Where to Buy Souvenirs in Brussels
Atomium keychains and Manneken Pis soap dispensers are all fine and dandy, but Brussels has lots more memento joys up its sleeve once you know where to go. The following nine shops and markets boast traditional foods, witty sweatshirts and quirky postcards that should keep the Belgian capital on your mind long after you’ve returned home.
Avec Plaizier
Shop
Postcard, poster and paper art needs are met by a tiny shop near the Central Station called Avec Plaizier. Its name – a clever combination of the French and Dutch expression for ‘with pleasure’ – already indicates that it’s much more special than your run-of-the-mill tourist trap. Proud of its home base since it was founded in 1977, Avec Plaizier stocks over 2,000 postcards, lots of which capture the playful nature and quirkiness that Brussels does so well.
Belgikïe
Shop
Brussels’ Matongé district is known for its African feel, but also adding a splash of color is Belgikïe. Here Gladys and Pouria run a sunlit, cozy shop in which everything is made in Belgium. From t-shirts with King Philip’s royal face on them and buttons with silly catchphrases to designer bags and accessories, the duo does a fine job of providing young Belgian talent with a platform.
Neuhaus
Only coming back from Brussels can you present your loved ones with pralines made at the exact place where these chocolate treats were invented. When the Swiss apothecary Jean Neuhaus opened his pharmacy in the posh arcade Galeries Royales not long after it opened in the middle of the 19th century, he covered his cough drops and medicine tablets with a layer of chocolate to improve the taste.
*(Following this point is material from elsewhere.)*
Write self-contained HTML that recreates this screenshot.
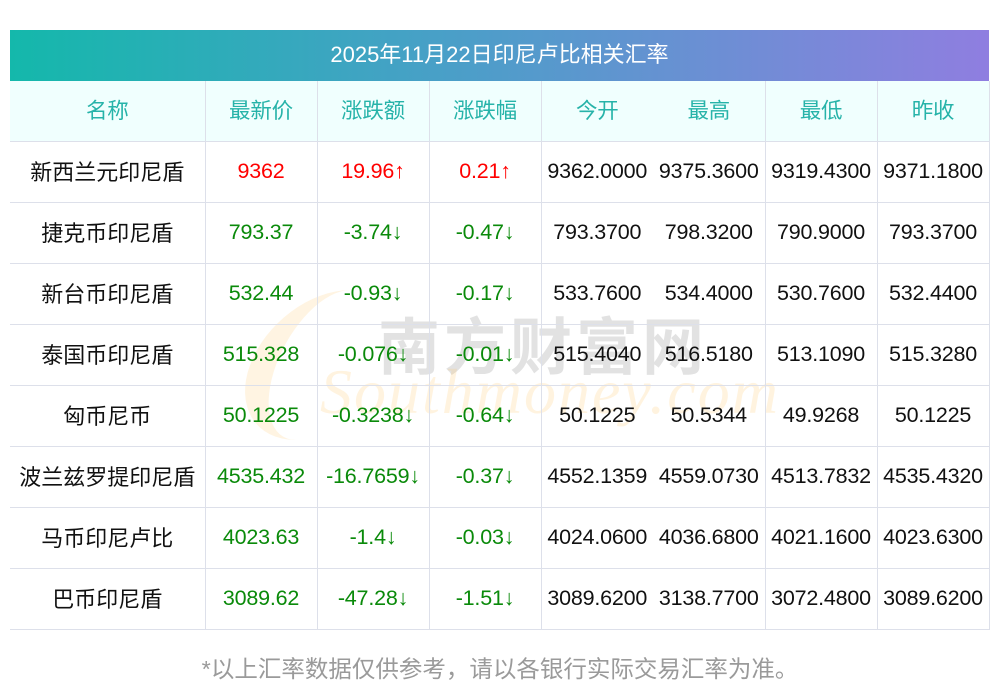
<!DOCTYPE html>
<html><head><meta charset="utf-8"><style>
body{margin:0;width:1000px;height:697px;background:#fff;position:relative;overflow:hidden;font-family:"Liberation Sans","Noto Sans CJK SC",sans-serif}
.title{position:absolute;left:10px;top:30px;width:979px;height:51px;background:linear-gradient(90deg,#14b8ab,#4a9fc8 45%,#8f7ee0);color:#fff;font-size:22px;line-height:49px;text-align:center}
table{position:absolute;left:10px;top:81px;border-collapse:collapse;table-layout:fixed;width:979px}
td{height:58px;padding:0 0 2px 0;border-bottom:1px solid #dde0ea;border-right:1px solid #dde0ea;text-align:center;font-size:21.5px;color:#111;white-space:nowrap;letter-spacing:-0.2px}
tr.h td{background:#f0fffe;color:#26b3a9;font-size:21.5px;height:56px;padding-bottom:4px}
td.nb{border-right:none}
td.n{font-size:22px;letter-spacing:0}
.r{color:#f00}.g{color:#0a8a0a}
.foot{position:absolute;top:650px;left:0;width:1000px;text-align:center;color:#9a9a9a;font-size:23.5px}
.wm1{position:absolute;left:378px;top:297px;font-size:62px;color:rgba(150,150,150,.28);letter-spacing:4px;font-weight:bold}
.wm2{position:absolute;left:320px;top:355px;font-size:64px;font-style:italic;color:rgba(255,200,110,.22);font-family:"Liberation Serif",serif;letter-spacing:2px}
.wm3{position:absolute;left:250px;top:290px;width:120px;height:150px;border-left:26px solid rgba(255,200,110,.2);border-radius:60% 0 0 60%;transform:skewX(-20deg)}
</style></head><body>
<div class="title">2025年11月22日印尼卢比相关汇率</div>
<div class="wm3"></div><div class="wm1">南方财富网</div><div class="wm2">Southmoney.com</div>
<table>
<colgroup><col style="width:195px"><col style="width:112px"><col style="width:112px"><col style="width:112px"><col style="width:112px"><col style="width:112px"><col style="width:112px"><col style="width:112px"></colgroup>
<tr class="h"><td>名称</td><td>最新价</td><td>涨跌额</td><td>涨跌幅</td><td class="nb">今开</td><td>最高</td><td>最低</td><td>昨收</td></tr>
<tr><td class="n">新西兰元印尼盾</td><td class="r">9362</td><td class="r">19.96↑</td><td class="r">0.21↑</td><td class="nb">9362.0000</td><td>9375.3600</td><td>9319.4300</td><td>9371.1800</td></tr>
<tr><td class="n">捷克币印尼盾</td><td class="g">793.37</td><td class="g">-3.74↓</td><td class="g">-0.47↓</td><td class="nb">793.3700</td><td>798.3200</td><td>790.9000</td><td>793.3700</td></tr>
<tr><td class="n">新台币印尼盾</td><td class="g">532.44</td><td class="g">-0.93↓</td><td class="g">-0.17↓</td><td class="nb">533.7600</td><td>534.4000</td><td>530.7600</td><td>532.4400</td></tr>
<tr><td class="n">泰国币印尼盾</td><td class="g">515.328</td><td class="g">-0.076↓</td><td class="g">-0.01↓</td><td class="nb">515.4040</td><td>516.5180</td><td>513.1090</td><td>515.3280</td></tr>
<tr><td class="n">匈币尼币</td><td class="g">50.1225</td><td class="g">-0.3238↓</td><td class="g">-0.64↓</td><td class="nb">50.1225</td><td>50.5344</td><td>49.9268</td><td>50.1225</td></tr>
<tr><td class="n">波兰兹罗提印尼盾</td><td class="g">4535.432</td><td class="g">-16.7659↓</td><td class="g">-0.37↓</td><td class="nb">4552.1359</td><td>4559.0730</td><td>4513.7832</td><td>4535.4320</td></tr>
<tr><td class="n">马币印尼卢比</td><td class="g">4023.63</td><td class="g">-1.4↓</td><td class="g">-0.03↓</td><td class="nb">4024.0600</td><td>4036.6800</td><td>4021.1600</td><td>4023.6300</td></tr>
<tr><td class="n">巴币印尼盾</td><td class="g">3089.62</td><td class="g">-47.28↓</td><td class="g">-1.51↓</td><td class="nb">3089.6200</td><td>3138.7700</td><td>3072.4800</td><td>3089.6200</td></tr>
</table>
<div class="foot">*以上汇率数据仅供参考，请以各银行实际交易汇率为准。</div>
</body></html>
His grandson, Jean Neuhaus Jr., took the next step in 1912 to keep the delicious cocoa cover but fill it with cream instead. The pharmacy became a chocolatier, and the rest is delicious history.
Belge une Fois
Shop, Store
Everything about concept store Belge une Fois screams Belgitude. Over 100 Belgian creators have contributed artful gadgets, drawings, nicknacks and more to the shop on the Marolles’ buzzing Rue Haute. Sweatshirts with quippy phrases –‘Je suis Belge. Don’t be jealous.’ – in Dutch, French and English are just the tip of the iceberg. When you stop getting the inside jokes on the plentiful buttons, turn to the proprietors (who also keep a blog) for an excellent chance to learn about local life and humour.
Maison Dandoy
‘When nothing goes right, go speculoos’, Maison Dandoy insists. The family business in a cobbled lane off the Grand Place still makes the typically Belgian shortbread biscuits the traditional way: with handcrafted wooden moulds in their Brussels atelier.
La Boutique Tintin
Also just of the Grand Place, Hergé’s world-famous boy reporter and his trusted companion Snowy are honored at La Boutique Tintin. Tintin aficionados can stare their hearts out at the grand display of wacky side character figurines and precious collectibles, even if the prices accompanying the quality pieces might leave a hole in their pocket.
Beer Mania
Shop
With over 400 Belgian beers lining the shelves, Beer Mania in the Ixelles neighborhood lives up to its name. Owner Michael Eftekhari took over from his father Nasser, and has continued in the same vein. He specializes in Belgian Trappist ales, and is all too happy to recommend some, in the shop’s cozy tasting room. Over 100 glasses are available as well, to make sure Belgian brews are enjoyed at home from the right goblet, flute or tulip. Officially Eftekhari closes at 9pm every day, though he’s known to keep his beer temple open past that if the drinks are flowing.
La Vieille Lanterne
Hotel
For a hit of true kitschy merchandising, step inside La Vieille Lanterne. This prototypical tourist shop is bursting with Atomium magnets and finds itself downstairs from a small, family-run B&B. With Manneken Pis diagonally across, life-sized copies of the peeing city symbol line its stoop.
Place du Jeu de Balle
Market
Flea markets are an essential part of Belgian life, and Brussels has a couple of particularly atmospheric ones. Down in the tip of the city center, in the middle of the old Marolles neighbourhood, the Place du Jeu de Balle has been livening up weekday and weekend mornings for over a decade. Vendors peddling old suitcases, platters of mixed silverware and second-hand typewriters sometimes offer remarkable steals to the early riser.